Sushi killer, la Procura dopo i sigilli al locale: «Pesce senza tracciamento e nel congelatore niente termometro»

Sushi killer, la Procura dopo i sigilli al locale: «Pesce senza tracciamento e nel congelatore niente termometro»
di Leandro Del Gaudio
Sabato 18 Dicembre 2021, 10:43 - Ultimo agg. 29 Dicembre, 21:11
4 Minuti di Lettura

Per oltre un anno avrebbero venduto cibo ritenuto a rischio. Cibo non tracciato, di dubbia provenienza - parliamo per lo più di pesce da servire crudo - in condizioni igienico-sanitarie ritenute al limite. E non è tutto. Al netto della mancanza di tracciamento, ci sarebbe un nuovo aspetto da mettere in conto in questa maledetta storia napoletana: l'assenza di un termometro, strumento necessario quando si tratta di misurare la temperatura del food da impattare. Eccolo uno dei retroscena che hanno spinto gli inquirenti a firmare il sequestro del ristorante giapponese (ma gestito da un cittadino cinese) di via Bernini, il Sumo sushi (nella foto) nel corso di una indagine nata dalla morte di uno studente napoletano. Parliamo della morte di Luca Piscopo, il 15enne iscritto al Pansini, deceduto in circostanze che oggi - almeno secondo le prime conclusioni - sembrerebbero più chiare.

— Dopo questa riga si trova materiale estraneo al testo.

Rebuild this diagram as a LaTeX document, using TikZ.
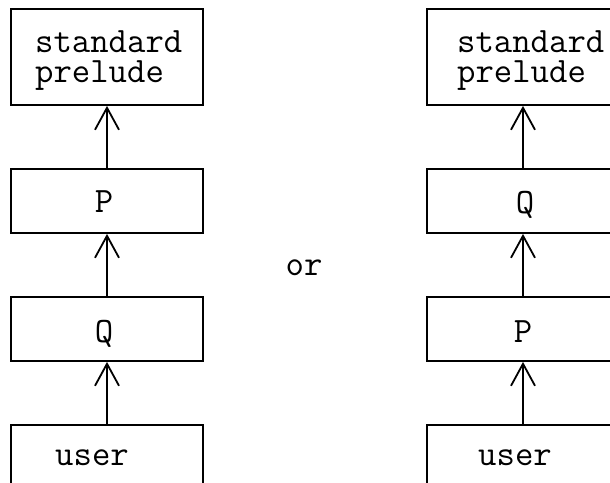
\documentclass[tikz,border=0pt]{standalone}
\usepackage{fontspec}
\usetikzlibrary{arrows.meta}
\tikzset{
  modbox/.style={draw, line width=1.8pt, minimum width=192pt, inner sep=0pt},
  label/.style={font=\fontsize{35.7}{30}\selectfont\ttfamily, inner sep=0pt},
  uses/.style={line width=1.8pt, -{Straight Barb[length=22pt,width=24pt,line width=1.8pt]}}
}
\begin{document}
\begin{tikzpicture}[x=1pt,y=-1pt]
\useasboundingbox (0,0) rectangle (610,482);
% left ordering
\node[modbox, minimum height=96pt] (ls) at (107,57) {};
\node[modbox, minimum height=64pt] (lp) at (107,201) {};
\node[modbox, minimum height=64pt] (lq) at (107,329) {};
\node[modbox, minimum height=96pt] (lu) at (107,473) {};
\node[label, align=left, anchor=base west] (lst) at (35,82) {standard\\prelude};
\node[label, anchor=base] (lpt) at (104,212) {P};
\node[label, anchor=base] (lqt) at (104,342) {Q};
\node[label, anchor=base] (lut) at (92,465) {user};
\draw[uses] (lp.north) -- (ls.south);
\draw[uses] (lq.north) -- (lp.south);
\draw[uses] (lu.north) -- (lq.south);
% the alternative
\node[label, anchor=base] (or) at (304,275) {or};
% right ordering
\node[modbox, minimum height=96pt] (rs) at (523,57) {};
\node[modbox, minimum height=64pt] (rq) at (523,201) {};
\node[modbox, minimum height=64pt] (rp) at (523,329) {};
\node[modbox, minimum height=96pt] (ru) at (523,473) {};
\node[label, align=left, anchor=base west] (rst) at (457,82) {standard\\prelude};
\node[label, anchor=base] (rqt) at (525,213) {Q};
\node[label, anchor=base] (rpt) at (523,342) {P};
\node[label, anchor=base] (rut) at (515,465) {user};
\draw[uses] (rq.north) -- (rs.south);
\draw[uses] (rp.north) -- (rq.south);
\draw[uses] (ru.north) -- (rp.south);
\end{tikzpicture}
\end{document}
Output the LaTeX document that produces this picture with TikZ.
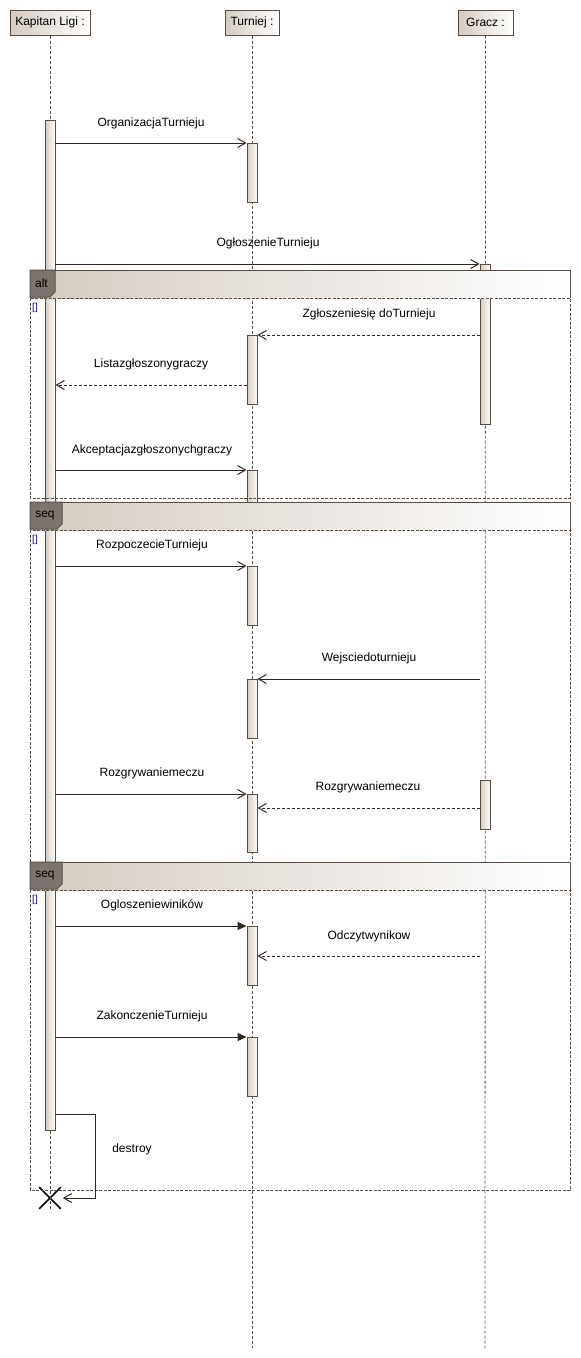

Omicidio colposo e commercio di sostanze pericolose sono le accuse mosse dai pm Federica D'Amodio e Luigi Landolfi, nel corso di una inchiesta coordinata dal procuratore aggiunto Simona Di Monte, sono due i punti che hanno spinto la Procura di Napoli a disporre i sigilli nel ristorante: da un lato un possibile nesso tra il pranzo del 23 novembre e il decesso del 2 dicembre dello studente, di fronte a una intossicazione di salmonella tifoide (salmonella entetetica); dall'altro, le condizioni igienico sanitarie che sarebbero state riscontrate nei due sopralluoghi messi a segno dai Nas nei giorni successivi al decesso di Luca.

Stando a quanto emerso finora, il cibo (pesce in particolare) era privo di tracciamento; mancava il termometro. Diversa la posizione del ristoratore cinese, che è assistito dal penalista Nunzio Giudice: le bolle di accompagnamento del cibo sarebbero attualmente nella disponibilità del commercialista; mentre lo scorso 23 novembre, a pranzo, avrebbero mangiato almeno una cinquantina di clienti. Fatto sta che non solo Luca è rimasto colpito da una infezione di salmonella. Anche due amiche hanno accusato malori, con febbre e diarrea, fortunatamente in una forma non letale.

Quindici anni, studente modella (aveva nove in Greco), profondamente appassionato di sport e del Napoli, disponibile e generoso. Così lo ricordano amici e parenti, che ora più che mai chiedono un processo giusto per individuare le dovute responsabilità.

Assistiti dalla penalista napoletana Marianna Borrelli, i genitori vivono in una sorta di limbo fatto di dolore e rimpianti: la sofferenza per il sorriso di Luca che non tornerà più, la rabbia per una morte tanto ingiusta; e la richiesta di verifiche nel circoscrivere le responsabilità individuali di questa vicenda. Sotto accusa la formula all you can eat, che consente a prezzo fisso (intorno ai 15 euro), di consumare tutto ciò che si riesce a mangiare.

Ma non è l'unico filone investigativo battuto in queste ore. Nell'ambito della stessa inchiesta, i pm hanno iscritto nel registro delle indagini anche il medico di famiglia di Luca, che sarebbe intervenuto con una terapia finalizzata a contrastare i sintomi della infezione che ha aggredito il ragazzino. Difeso dalla penalista Vittoria Pellegrino, il medico di base dovrà difendersi dall'accusa di omicidio colposo, in uno scenario che fa i conti con l'andamento ondulante dei sintomi che hanno aggredito Luca. Febbre alta e diarrea, poi - il penultimo giorno di vita - la temperatura che si avvicina ai valori normali, la speranza di una guarigione. Poi la morte. Tutto in nove giorni, quelli che hanno separato il pranzo dalla morte dello studente modello, sulla cui fine oggi in tanti chiedono giustizia.